(DATASET EXTRACT):
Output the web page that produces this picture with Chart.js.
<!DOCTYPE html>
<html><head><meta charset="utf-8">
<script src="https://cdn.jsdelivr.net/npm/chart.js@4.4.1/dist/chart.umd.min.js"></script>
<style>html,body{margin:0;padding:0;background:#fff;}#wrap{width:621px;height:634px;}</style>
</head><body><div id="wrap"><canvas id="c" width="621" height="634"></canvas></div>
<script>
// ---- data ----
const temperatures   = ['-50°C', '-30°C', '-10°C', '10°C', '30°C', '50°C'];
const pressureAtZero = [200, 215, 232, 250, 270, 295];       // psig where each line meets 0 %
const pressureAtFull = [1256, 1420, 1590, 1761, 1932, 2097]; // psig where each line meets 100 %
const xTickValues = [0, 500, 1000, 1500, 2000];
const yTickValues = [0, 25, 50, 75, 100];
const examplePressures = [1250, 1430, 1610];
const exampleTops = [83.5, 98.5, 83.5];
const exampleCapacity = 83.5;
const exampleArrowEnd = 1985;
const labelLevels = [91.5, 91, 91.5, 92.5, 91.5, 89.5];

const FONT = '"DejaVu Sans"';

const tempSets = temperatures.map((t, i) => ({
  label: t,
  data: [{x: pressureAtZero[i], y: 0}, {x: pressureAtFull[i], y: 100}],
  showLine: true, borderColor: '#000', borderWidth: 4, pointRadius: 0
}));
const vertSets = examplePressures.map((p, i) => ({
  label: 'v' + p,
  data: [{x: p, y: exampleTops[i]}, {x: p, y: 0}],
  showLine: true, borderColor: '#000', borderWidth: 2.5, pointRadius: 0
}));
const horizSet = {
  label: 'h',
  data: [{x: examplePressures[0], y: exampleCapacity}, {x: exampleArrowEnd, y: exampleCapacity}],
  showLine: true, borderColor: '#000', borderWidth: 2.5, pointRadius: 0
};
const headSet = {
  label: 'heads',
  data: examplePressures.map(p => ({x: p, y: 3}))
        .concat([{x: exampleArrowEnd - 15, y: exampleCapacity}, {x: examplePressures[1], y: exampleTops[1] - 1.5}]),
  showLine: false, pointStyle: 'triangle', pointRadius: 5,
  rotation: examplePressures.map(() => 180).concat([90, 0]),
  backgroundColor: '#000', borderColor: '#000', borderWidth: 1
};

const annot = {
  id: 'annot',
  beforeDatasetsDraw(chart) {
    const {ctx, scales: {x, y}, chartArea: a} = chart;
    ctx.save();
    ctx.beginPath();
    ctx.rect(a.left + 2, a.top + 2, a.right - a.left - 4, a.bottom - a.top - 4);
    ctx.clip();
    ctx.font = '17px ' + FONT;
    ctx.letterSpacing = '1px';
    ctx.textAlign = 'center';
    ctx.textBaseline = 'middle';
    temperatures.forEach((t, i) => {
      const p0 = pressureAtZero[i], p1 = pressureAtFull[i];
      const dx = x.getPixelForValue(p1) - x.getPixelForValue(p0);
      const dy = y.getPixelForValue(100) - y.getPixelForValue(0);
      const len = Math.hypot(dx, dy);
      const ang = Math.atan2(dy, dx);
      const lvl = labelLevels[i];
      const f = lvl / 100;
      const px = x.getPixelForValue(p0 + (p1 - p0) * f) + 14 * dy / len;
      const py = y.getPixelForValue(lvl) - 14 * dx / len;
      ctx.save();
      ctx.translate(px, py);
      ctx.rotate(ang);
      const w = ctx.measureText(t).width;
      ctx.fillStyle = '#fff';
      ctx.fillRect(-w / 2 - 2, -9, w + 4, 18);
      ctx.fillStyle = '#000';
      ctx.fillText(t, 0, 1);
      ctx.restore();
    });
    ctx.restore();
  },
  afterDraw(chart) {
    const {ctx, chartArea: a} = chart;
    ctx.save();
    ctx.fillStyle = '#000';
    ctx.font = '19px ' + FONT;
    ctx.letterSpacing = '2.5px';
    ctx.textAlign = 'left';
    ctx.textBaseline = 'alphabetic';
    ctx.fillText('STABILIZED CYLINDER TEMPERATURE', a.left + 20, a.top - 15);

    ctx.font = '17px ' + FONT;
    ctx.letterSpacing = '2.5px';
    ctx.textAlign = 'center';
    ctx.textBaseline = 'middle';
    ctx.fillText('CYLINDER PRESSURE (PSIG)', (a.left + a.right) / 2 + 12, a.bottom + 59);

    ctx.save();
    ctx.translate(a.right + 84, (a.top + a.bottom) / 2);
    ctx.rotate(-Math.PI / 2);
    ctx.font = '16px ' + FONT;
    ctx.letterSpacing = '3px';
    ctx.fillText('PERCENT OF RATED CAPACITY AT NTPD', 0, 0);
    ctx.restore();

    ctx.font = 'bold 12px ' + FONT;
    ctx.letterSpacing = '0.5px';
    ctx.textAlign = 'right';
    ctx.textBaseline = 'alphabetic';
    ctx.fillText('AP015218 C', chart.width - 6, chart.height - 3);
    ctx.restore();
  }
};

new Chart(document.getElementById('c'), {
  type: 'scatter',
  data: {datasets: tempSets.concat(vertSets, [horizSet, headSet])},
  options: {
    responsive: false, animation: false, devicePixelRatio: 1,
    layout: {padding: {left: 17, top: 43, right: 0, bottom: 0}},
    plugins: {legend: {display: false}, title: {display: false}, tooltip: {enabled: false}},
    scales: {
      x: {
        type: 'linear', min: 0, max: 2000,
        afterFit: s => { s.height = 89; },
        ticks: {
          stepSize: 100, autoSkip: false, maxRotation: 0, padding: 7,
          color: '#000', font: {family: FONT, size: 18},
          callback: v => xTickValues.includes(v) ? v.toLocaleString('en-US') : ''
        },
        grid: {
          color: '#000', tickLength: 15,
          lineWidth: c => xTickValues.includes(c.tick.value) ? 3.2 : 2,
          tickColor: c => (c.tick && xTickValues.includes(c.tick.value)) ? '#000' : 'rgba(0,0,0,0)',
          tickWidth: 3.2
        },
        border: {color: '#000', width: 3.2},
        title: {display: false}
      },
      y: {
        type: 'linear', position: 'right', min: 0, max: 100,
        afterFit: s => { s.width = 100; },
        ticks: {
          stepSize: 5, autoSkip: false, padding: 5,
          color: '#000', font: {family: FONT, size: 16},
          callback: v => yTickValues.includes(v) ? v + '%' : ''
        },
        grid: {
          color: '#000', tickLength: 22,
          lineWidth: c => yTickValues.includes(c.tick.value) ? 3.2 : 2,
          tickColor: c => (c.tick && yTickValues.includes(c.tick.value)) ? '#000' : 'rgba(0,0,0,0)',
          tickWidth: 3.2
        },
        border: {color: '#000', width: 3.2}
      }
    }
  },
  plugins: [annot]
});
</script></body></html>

(WRITTEN REQUEST):
Repeat the material above in full, quoting it exactly.

(EXPECTED ANSWER):
Output the web page that produces this picture with Chart.js.
<!DOCTYPE html>
<html><head><meta charset="utf-8">
<script src="https://cdn.jsdelivr.net/npm/chart.js@4.4.1/dist/chart.umd.min.js"></script>
<style>html,body{margin:0;padding:0;background:#fff;}#wrap{width:621px;height:634px;}</style>
</head><body><div id="wrap"><canvas id="c" width="621" height="634"></canvas></div>
<script>
// ---- data ----
const temperatures   = ['-50°C', '-30°C', '-10°C', '10°C', '30°C', '50°C'];
const pressureAtZero = [200, 215, 232, 250, 270, 295];       // psig where each line meets 0 %
const pressureAtFull = [1256, 1420, 1590, 1761, 1932, 2097]; // psig where each line meets 100 %
const xTickValues = [0, 500, 1000, 1500, 2000];
const yTickValues = [0, 25, 50, 75, 100];
const examplePressures = [1250, 1430, 1610];
const exampleTops = [83.5, 98.5, 83.5];
const exampleCapacity = 83.5;
const exampleArrowEnd = 1985;
const labelLevels = [91.5, 91, 91.5, 92.5, 91.5, 89.5];

const FONT = '"DejaVu Sans"';

const tempSets = temperatures.map((t, i) => ({
  label: t,
  data: [{x: pressureAtZero[i], y: 0}, {x: pressureAtFull[i], y: 100}],
  showLine: true, borderColor: '#000', borderWidth: 4, pointRadius: 0
}));
const vertSets = examplePressures.map((p, i) => ({
  label: 'v' + p,
  data: [{x: p, y: exampleTops[i]}, {x: p, y: 0}],
  showLine: true, borderColor: '#000', borderWidth: 2.5, pointRadius: 0
}));
const horizSet = {
  label: 'h',
  data: [{x: examplePressures[0], y: exampleCapacity}, {x: exampleArrowEnd, y: exampleCapacity}],
  showLine: true, borderColor: '#000', borderWidth: 2.5, pointRadius: 0
};
const headSet = {
  label: 'heads',
  data: examplePressures.map(p => ({x: p, y: 3}))
        .concat([{x: exampleArrowEnd - 15, y: exampleCapacity}, {x: examplePressures[1], y: exampleTops[1] - 1.5}]),
  showLine: false, pointStyle: 'triangle', pointRadius: 5,
  rotation: examplePressures.map(() => 180).concat([90, 0]),
  backgroundColor: '#000', borderColor: '#000', borderWidth: 1
};

const annot = {
  id: 'annot',
  beforeDatasetsDraw(chart) {
    const {ctx, scales: {x, y}, chartArea: a} = chart;
    ctx.save();
    ctx.beginPath();
    ctx.rect(a.left + 2, a.top + 2, a.right - a.left - 4, a.bottom - a.top - 4);
    ctx.clip();
    ctx.font = '17px ' + FONT;
    ctx.letterSpacing = '1px';
    ctx.textAlign = 'center';
    ctx.textBaseline = 'middle';
    temperatures.forEach((t, i) => {
      const p0 = pressureAtZero[i], p1 = pressureAtFull[i];
      const dx = x.getPixelForValue(p1) - x.getPixelForValue(p0);
      const dy = y.getPixelForValue(100) - y.getPixelForValue(0);
      const len = Math.hypot(dx, dy);
      const ang = Math.atan2(dy, dx);
      const lvl = labelLevels[i];
      const f = lvl / 100;
      const px = x.getPixelForValue(p0 + (p1 - p0) * f) + 14 * dy / len;
      const py = y.getPixelForValue(lvl) - 14 * dx / len;
      ctx.save();
      ctx.translate(px, py);
      ctx.rotate(ang);
      const w = ctx.measureText(t).width;
      ctx.fillStyle = '#fff';
      ctx.fillRect(-w / 2 - 2, -9, w + 4, 18);
      ctx.fillStyle = '#000';
      ctx.fillText(t, 0, 1);
      ctx.restore();
    });
    ctx.restore();
  },
  afterDraw(chart) {
    const {ctx, chartArea: a} = chart;
    ctx.save();
    ctx.fillStyle = '#000';
    ctx.font = '19px ' + FONT;
    ctx.letterSpacing = '2.5px';
    ctx.textAlign = 'left';
    ctx.textBaseline = 'alphabetic';
    ctx.fillText('STABILIZED CYLINDER TEMPERATURE', a.left + 20, a.top - 15);

    ctx.font = '17px ' + FONT;
    ctx.letterSpacing = '2.5px';
    ctx.textAlign = 'center';
    ctx.textBaseline = 'middle';
    ctx.fillText('CYLINDER PRESSURE (PSIG)', (a.left + a.right) / 2 + 12, a.bottom + 59);

    ctx.save();
    ctx.translate(a.right + 84, (a.top + a.bottom) / 2);
    ctx.rotate(-Math.PI / 2);
    ctx.font = '16px ' + FONT;
    ctx.letterSpacing = '3px';
    ctx.fillText('PERCENT OF RATED CAPACITY AT NTPD', 0, 0);
    ctx.restore();

    ctx.font = 'bold 12px ' + FONT;
    ctx.letterSpacing = '0.5px';
    ctx.textAlign = 'right';
    ctx.textBaseline = 'alphabetic';
    ctx.fillText('AP015218 C', chart.width - 6, chart.height - 3);
    ctx.restore();
  }
};

new Chart(document.getElementById('c'), {
  type: 'scatter',
  data: {datasets: tempSets.concat(vertSets, [horizSet, headSet])},
  options: {
    responsive: false, animation: false, devicePixelRatio: 1,
    layout: {padding: {left: 17, top: 43, right: 0, bottom: 0}},
    plugins: {legend: {display: false}, title: {display: false}, tooltip: {enabled: false}},
    scales: {
      x: {
        type: 'linear', min: 0, max: 2000,
        afterFit: s => { s.height = 89; },
        ticks: {
          stepSize: 100, autoSkip: false, maxRotation: 0, padding: 7,
          color: '#000', font: {family: FONT, size: 18},
          callback: v => xTickValues.includes(v) ? v.toLocaleString('en-US') : ''
        },
        grid: {
          color: '#000', tickLength: 15,
          lineWidth: c => xTickValues.includes(c.tick.value) ? 3.2 : 2,
          tickColor: c => (c.tick && xTickValues.includes(c.tick.value)) ? '#000' : 'rgba(0,0,0,0)',
          tickWidth: 3.2
        },
        border: {color: '#000', width: 3.2},
        title: {display: false}
      },
      y: {
        type: 'linear', position: 'right', min: 0, max: 100,
        afterFit: s => { s.width = 100; },
        ticks: {
          stepSize: 5, autoSkip: false, padding: 5,
          color: '#000', font: {family: FONT, size: 16},
          callback: v => yTickValues.includes(v) ? v + '%' : ''
        },
        grid: {
          color: '#000', tickLength: 22,
          lineWidth: c => yTickValues.includes(c.tick.value) ? 3.2 : 2,
          tickColor: c => (c.tick && yTickValues.includes(c.tick.value)) ? '#000' : 'rgba(0,0,0,0)',
          tickWidth: 3.2
        },
        border: {color: '#000', width: 3.2}
      }
    }
  },
  plugins: [annot]
});
</script></body></html>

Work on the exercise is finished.